Liability insurance for premises exposures is important but products liability insurance presents greater concerns so these exposures and coverage needs must be evaluated carefully.
In addition, protection for injuries to workers, environmental coverages and automobile insurance are priority items.
What does the insured does that could result in a covered loss? The insuring agreement only requires that the insured be legally obligated to pay damages for injury to others or damage to their property included within the products-completed operations hazard covered by the insurance.
Because of this, every product manufactured and completed operation exposure for each named insured must be determined, described and evaluated to be certain that each represents acceptable exposures, or are acceptable classes of business to the insurance company providing coverage.

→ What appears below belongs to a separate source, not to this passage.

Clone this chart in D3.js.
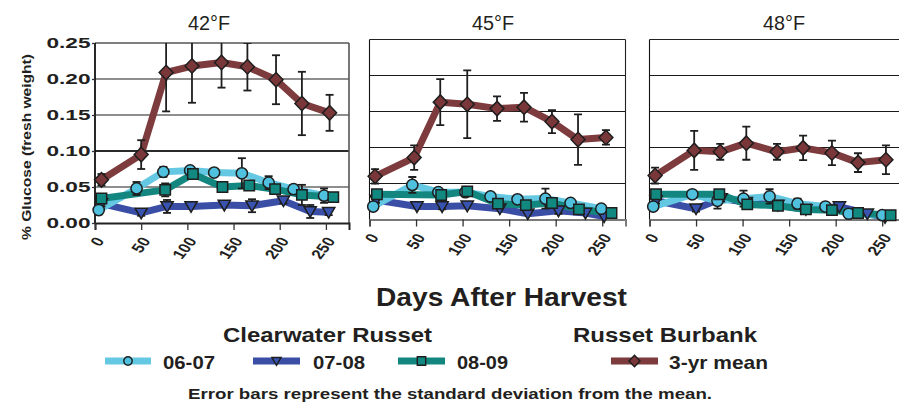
<!DOCTYPE html>
<html><head><meta charset="utf-8">
<script src="https://cdn.jsdelivr.net/npm/d3@7"></script>
<style>body{margin:0;background:#fff} svg{display:block}</style>
</head><body>
<svg id="c" width="899" height="404"></svg>
<script>
// ---------------- data ----------------
const panelTitles = ["42°F", "45°F", "48°F"];
const seriesNames = ["06-07", "07-08", "08-09", "3-yr mean"];
const groupTitles = ["Clearwater Russet", "Russet Burbank"];
const yTickValues = [0, 0.05, 0.10, 0.15, 0.20, 0.25];
const xTickValues = [0, 50, 100, 150, 200, 250];
const xAxisTitle = "Days After Harvest";
const yAxisTitle = "% Glucose (fresh weight)";
const footnote = "Error bars represent the standard deviation from the mean.";

// each point: [days after harvest, % glucose, standard deviation]
const cw0607_42 = [[4,0.018,0.006],[45,0.048,0.009],[74,0.071,0.007],[103,0.073,0.005],[129,0.070,0.004],[159,0.069,0.021],[188,0.056,0.009],[215,0.047,0.006],[248,0.038,0.010]];
const cw0708_42 = [[7,0.027,0.004],[50,0.014,0.004],[78,0.023,0.009],[104,0.023,0.003],[140,0.025,0.003],[170,0.024,0.009],[204,0.031,0.004],[233,0.016,0.009],[253,0.015,0.004]];
const cw0809_42 = [[7,0.034,0.006],[76,0.046,0.009],[106,0.068,0.006],[138,0.050,0.004],[167,0.052,0.005],[195,0.047,0.005],[224,0.039,0.014],[258,0.036,0.004]];
const rbMean_42 = [[7,0.060,0.008],[50,0.095,0.020],[77,0.209,0.054],[105,0.218,0.051],[137,0.223,0.035],[165,0.217,0.033],[196,0.199,0.034],[224,0.166,0.044],[254,0.153,0.025]];

const cw0607_45 = [[4,0.018,0.004],[46,0.048,0.011],[74,0.038,0.004],[103,0.038,0.004],[130,0.032,0.003],[159,0.028,0.003],[189,0.029,0.014],[216,0.023,0.004],[249,0.015,0.003]];
const cw0708_45 = [[7,0.027,0.004],[51,0.018,0.003],[78,0.018,0.004],[105,0.019,0.003],[140,0.015,0.003],[170,0.008,0.003],[203,0.012,0.004],[232,0.009,0.003],[252,0.004,0.002]];
const cw0809_45 = [[8,0.035,0.004],[77,0.034,0.006],[105,0.039,0.004],[138,0.022,0.004],[168,0.020,0.004],[196,0.023,0.006],[225,0.014,0.003],[260,0.009,0.003]];
const rbMean_45 = [[6,0.060,0.010],[48,0.086,0.017],[76,0.163,0.032],[105,0.160,0.047],[137,0.154,0.017],[166,0.156,0.020],[196,0.136,0.016],[224,0.111,0.035],[254,0.114,0.010]];

const cw0607_48 = [[4,0.018,0.004],[46,0.035,0.004],[73,0.026,0.011],[101,0.029,0.011],[129,0.032,0.010],[159,0.022,0.007],[189,0.018,0.004],[214,0.008,0.003],[250,0.006,0.003]];
const cw0708_48 = [[7,0.026,0.004],[50,0.015,0.004],[77,0.029,0.004],[104,0.024,0.003],[138,0.020,0.003],[168,0.014,0.003],[204,0.018,0.003],[234,0.008,0.003],[253,0.003,0.002]];
const cw0809_48 = [[7,0.035,0.004],[75,0.035,0.004],[105,0.021,0.004],[138,0.019,0.003],[168,0.014,0.003],[196,0.013,0.003],[224,0.009,0.003],[259,0.006,0.002]];
const rbMean_48 = [[6,0.061,0.011],[48,0.096,0.027],[76,0.094,0.011],[104,0.106,0.023],[137,0.094,0.011],[165,0.0995,0.017],[196,0.0925,0.017],[224,0.079,0.013],[254,0.083,0.020]];

// ---------------- layout / style ----------------
const FONT = "'Liberation Sans', Arial, Helvetica, sans-serif";
const styles = [
  {line:"#64c8e3", fill:"#4fc1df", shape:"circle"},
  {line:"#3a4ea6", fill:"#3953b0", shape:"triangle"},
  {line:"#13877f", fill:"#118880", shape:"square"},
  {line:"#7d3b3d", fill:"#7a3739", shape:"diamond"}
];
const panels = [
  {title:panelTitles[0], x0:95,  x1:349, yb:223,   yt:43,   tx:209, first:true,  data:[cw0607_42,cw0708_42,cw0809_42,rbMean_42]},
  {title:panelTitles[1], x0:369.5, x1:625.5, yb:219.5, yt:39.5, tx:493, first:false, data:[cw0607_45,cw0708_45,cw0809_45,rbMean_45]},
  {title:panelTitles[2], x0:649.5, x1:905.5, yb:219.5, yt:39.5, tx:784, first:false, data:[cw0607_48,cw0708_48,cw0809_48,rbMean_48]}
];

function shapePath(shape, s) {
  if (shape === "circle") return d3.symbol(d3.symbolCircle, Math.PI * s * s)();
  if (shape === "square") return `M${-s},${-s}H${s}V${s}H${-s}Z`;
  if (shape === "triangle") return `M${-s*1.1},${-s*0.85}H${s*1.1}L0,${s*1.05}Z`;
  if (shape === "diamond") return `M0,${-s*1.25}L${s*1.2},0L0,${s*1.25}L${-s*1.2},0Z`;
}
const markerSize = {circle:5.6, square:5.2, triangle:5.6, diamond:5.8};

const svg = d3.select("#c");
const defs = svg.append("defs");

panels.forEach((p, pi) => {
  const x = d3.scaleLinear().domain([0, 275]).range([p.x0, p.x1]);
  const y = d3.scaleLinear().domain([0, 0.25]).range([p.yb, p.yt]);
  const g = svg.append("g");

  // gridlines
  g.selectAll("line.grid").data(yTickValues.filter(v => v > 0 && v < 0.25)).join("line")
    .attr("x1", p.x0).attr("x2", p.x1).attr("y1", d => y(d)).attr("y2", d => y(d))
    .attr("stroke", d => p.first ? (Math.abs(d - 0.10) < 1e-9 ? "#2a2a2a" : "#8e8e8e") : "#1a1a1a")
    .attr("stroke-width", p.first ? 1.8 : 1.1);

  // frame
  g.append("line").attr("x1", p.x0).attr("x2", p.x1).attr("y1", p.yt).attr("y2", p.yt)
    .attr("stroke", p.first ? "#555" : "#222").attr("stroke-width", p.first ? 1.6 : 1.1);
  g.append("line").attr("x1", p.x1).attr("x2", p.x1).attr("y1", p.yt).attr("y2", p.yb)
    .attr("stroke", p.first ? "#555" : "#222").attr("stroke-width", p.first ? 1.6 : 1.1);
  g.append("line").attr("x1", p.x0).attr("x2", p.x0).attr("y1", p.yt).attr("y2", p.yb)
    .attr("stroke", "#111").attr("stroke-width", p.first ? 1.8 : 1.1);

  // x axis (bottom)
  const xa = g.append("g").attr("transform", `translate(0,${p.yb})`)
    .call(d3.axisBottom(x).tickValues(xTickValues).tickSize(7).tickFormat(""));
  xa.select(".domain").attr("stroke", p.first ? "#222" : "#7a7a7a").attr("stroke-width", 2);
  xa.selectAll(".tick line").attr("stroke", "#333").attr("stroke-width", 1.3);

  // rotated x tick labels
  g.selectAll("text.xt").data(xTickValues).join("text")
    .attr("transform", d => `translate(${x(d) + 10},${p.yb + 18}) scale(1.3,1) rotate(-58)`)
    .attr("text-anchor", "end")
    .attr("font-family", FONT).attr("font-weight", "bold").attr("font-size", 13.5)
    .attr("fill", "#231f20")
    .text(d => d);

  // y axis labels for the first panel
  if (p.first) {
    const ya = g.append("g").attr("transform", `translate(${p.x0},0)`)
      .call(d3.axisLeft(y).tickValues(yTickValues).tickSize(3).tickFormat(""));
    ya.select(".domain").remove();
    ya.selectAll(".tick line").attr("stroke", "#333").attr("stroke-width", 1.3);
    g.selectAll("text.yt").data(yTickValues).join("text")
      .attr("x", p.x0 - 4.5).attr("y", d => y(d) + 5.3)
      .attr("text-anchor", "end")
      .attr("font-family", FONT).attr("font-weight", "bold").attr("font-size", 15)
      .attr("textLength", 44).attr("lengthAdjust", "spacingAndGlyphs")
      .attr("fill", "#231f20")
      .text(d => d3.format(".2f")(d));
  }

  // panel title
  g.append("text").attr("x", p.tx).attr("y", 30).attr("text-anchor", "middle")
    .attr("font-family", FONT).attr("font-size", 20).attr("fill", "#231f20")
    .attr("textLength", 42).attr("lengthAdjust", "spacingAndGlyphs")
    .text(p.title);

  // clip region for data
  const cid = "clip" + pi;
  defs.append("clipPath").attr("id", cid).append("rect")
    .attr("x", p.x0 - 20).attr("y", p.yt).attr("width", p.x1 - p.x0 + 40).attr("height", p.yb - p.yt + 20);
  const dg = g.append("g").attr("clip-path", `url(#${cid})`);

  const line = d3.line().x(d => x(d[0])).y(d => y(d[1]));
  const drawErr = (gg, data) => {
    const eg = gg.append("g").attr("stroke", "#1e1e1e").attr("stroke-width", 1.8);
    data.filter(d => d[2] > 0.0035).forEach(d => {
      const cx = x(d[0]), top = y(d[1] + d[2]), bot = y(d[1] - d[2]);
      eg.append("line").attr("x1", cx).attr("x2", cx).attr("y1", top).attr("y2", bot);
      eg.append("line").attr("x1", cx - 4).attr("x2", cx + 4).attr("y1", top).attr("y2", top);
      eg.append("line").attr("x1", cx - 4).attr("x2", cx + 4).attr("y1", bot).attr("y2", bot);
    });
  };
  const drawMarkers = (gg, data, st) => {
    gg.append("g").selectAll("path").data(data).join("path")
      .attr("d", shapePath(st.shape, markerSize[st.shape]))
      .attr("transform", d => `translate(${x(d[0])},${y(d[1])})`)
      .attr("fill", st.fill).attr("stroke", "#1e1e1e").attr("stroke-width", 1.5);
  };

  const order = [1, 0, 2];
  order.forEach(si => {
    dg.append("path").datum(p.data[si]).attr("d", line)
      .attr("fill", "none").attr("stroke", styles[si].line).attr("stroke-width", 7)
      .attr("stroke-linejoin", "round");
  });
  order.forEach(si => drawErr(dg, p.data[si]));
  order.forEach(si => drawMarkers(dg, p.data[si], styles[si]));
  dg.append("path").datum(p.data[3]).attr("d", line)
    .attr("fill", "none").attr("stroke", styles[3].line).attr("stroke-width", 7)
    .attr("stroke-linejoin", "round");
  drawErr(dg, p.data[3]);
  drawMarkers(dg, p.data[3], styles[3]);
});

// y axis title
svg.append("text")
  .attr("transform", "translate(31,147) rotate(-90)")
  .attr("text-anchor", "middle")
  .attr("font-family", FONT).attr("font-weight", "bold").attr("font-size", 13.5)
  .attr("textLength", 186).attr("lengthAdjust", "spacingAndGlyphs")
  .attr("fill", "#231f20")
  .text(yAxisTitle);

// x axis title
svg.append("text").attr("x", 501.5).attr("y", 306).attr("text-anchor", "middle")
  .attr("font-family", FONT).attr("font-weight", "bold").attr("font-size", 26)
  .attr("textLength", 251).attr("lengthAdjust", "spacingAndGlyphs")
  .attr("fill", "#231f20").text(xAxisTitle);

// legend group titles
const gt = [{t:groupTitles[0], x:327.5, w:209}, {t:groupTitles[1], x:665, w:184}];
svg.selectAll("text.gt").data(gt).join("text")
  .attr("x", d => d.x).attr("y", 342).attr("text-anchor", "middle")
  .attr("font-family", FONT).attr("font-weight", "bold").attr("font-size", 21)
  .attr("textLength", d => d.w).attr("lengthAdjust", "spacingAndGlyphs")
  .attr("fill", "#231f20").text(d => d.t);

// legend entries
const legendItems = [
  {x0:105, x1:151, tx:163, tw:52},
  {x0:253, x1:300, tx:313, tw:52},
  {x0:398, x1:445, tx:457, tw:51},
  {x0:611, x1:658, tx:669, tw:99}
];
const legendMarkerSize = {circle:4.2, square:4.2, triangle:4.2, diamond:4.6};
legendItems.forEach((it, i) => {
  const st = styles[i];
  const lg = svg.append("g");
  lg.append("line").attr("x1", it.x0).attr("x2", it.x1).attr("y1", 361).attr("y2", 361)
    .attr("stroke", st.line).attr("stroke-width", 7);
  lg.append("path").attr("d", shapePath(st.shape, legendMarkerSize[st.shape]))
    .attr("transform", `translate(${(it.x0 + it.x1) / 2},361)`)
    .attr("fill", st.fill).attr("stroke", "#1e1e1e").attr("stroke-width", 1.4);
  lg.append("text").attr("x", it.tx).attr("y", 369)
    .attr("font-family", FONT).attr("font-weight", "bold").attr("font-size", 19)
    .attr("textLength", it.tw).attr("lengthAdjust", "spacingAndGlyphs")
    .attr("fill", "#231f20").text(seriesNames[i]);
});

// footnote
svg.append("text").attr("x", 450).attr("y", 399).attr("text-anchor", "middle")
  .attr("font-family", FONT).attr("font-weight", "bold").attr("font-size", 15)
  .attr("textLength", 524).attr("lengthAdjust", "spacingAndGlyphs")
  .attr("fill", "#231f20").text(footnote);
</script>
</body></html>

Once the extent of all business activities and operations is determined, the process of identifying hazards begins. The first step in the process is completely listing and describing all current products being manufactured and projects being worked on.
The next step is obtaining the same information for discontinued products and completed projects for the past five to 10 years, depending on the products or projects involved. This should include an explanation of why the products were discontinued. If some completed projects were of a different type than those currently being worked on, an explanation is in order, including whether the insured may resume them in the future.
Minimum recommended small business insurance coverage: Building, Business Personal Property, Business Income with Extra Expense, Equipment Breakdown, Employee Dishonesty, Accounts Receivable, Computers, Goods in Transit, Valuable Papers and Records, General Liability, Employee Benefits Liability, Environmental Impairment Liability, Umbrella Liability, Hired and Non-owned Auto Liability & Workers Compensation.
Other commercial insurance policies to consider: Earthquake, Flood, Cyber Liability, Employment-related Practices Liability, Business Auto Liability and Physical Damage and Stop Gap Liability.